With this deal, Cairn has acquired its second overseas asset. The company has acreage in Sri Lanka, Block SL 2007- 01-001, where Cairn Lanka has made two successive discoveries in the three well drilling programmes.

The closure of this transaction is subject to South African regulatory approvals, Cairn said in a statement here. Cairn India will be the operator and hold 60 per cent interest in the block, through a wholly-owned South African subsidiary. PetroSA will hold the remaining interest.

Sources told

Business Line that at this stage there is no upfront investment involved. Cairn’s investment commitment is directly linked to the work programme it will do in the block, the official said.

This acquisition was part of expected capital expenditure in the next two years of $2 billion planned by the company.

Recently, outgoing CEO Rahul Dhir had, at an analyst call, said, “The company is actively pursuing international ventures and is well placed to grow… It’s likely to be farm-ins and acquisitions of exploration blocks.”

Block 1 is in the initial stages of exploration. It has an existing gas discovery and identified oil and gas leads and prospects.
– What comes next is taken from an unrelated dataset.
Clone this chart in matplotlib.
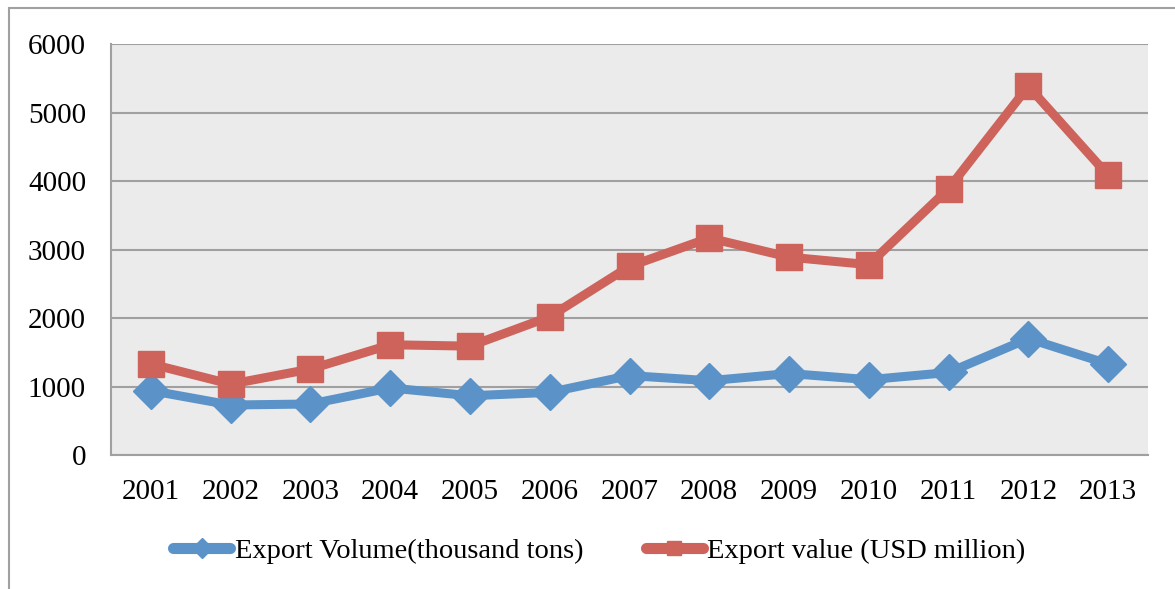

Located in the geologically-proven Orange Basin along the north-western maritime border of South Africa with Namibia, the block is on trend with the discovered Kudu and Ibhubesi gas fields.

Today, Cairn has nine blocks under its portfolio, located in Rajasthan -Barmer (one), Krishna-Godavari Basin (four), Mumbai Offshore (one), Palar-Pennar (one), Cambay Basin (one), and Sri Lanka (one).

Rajasthan block

Rajasthan is Cairn’s premium asset.

The block management committee is meeting on Friday to deliberate upon the work programme and carry-forward budget.

The Rajasthan block has a total estimated gross in-place resource of 7.3 billion barrels of oil equivalent with an expected recovery of 1.7 billion barrels of oil equivalent. The resource base supports the currently envisaged basin potential of 300,000 barrels of oil a day.

The three main fields – Mangala, Bhagyam and Aishwariya -- have gross recoverable oil reserves and resources of approximately one billion barrels. The current production from the fields is 175,000 barrels of oil a day.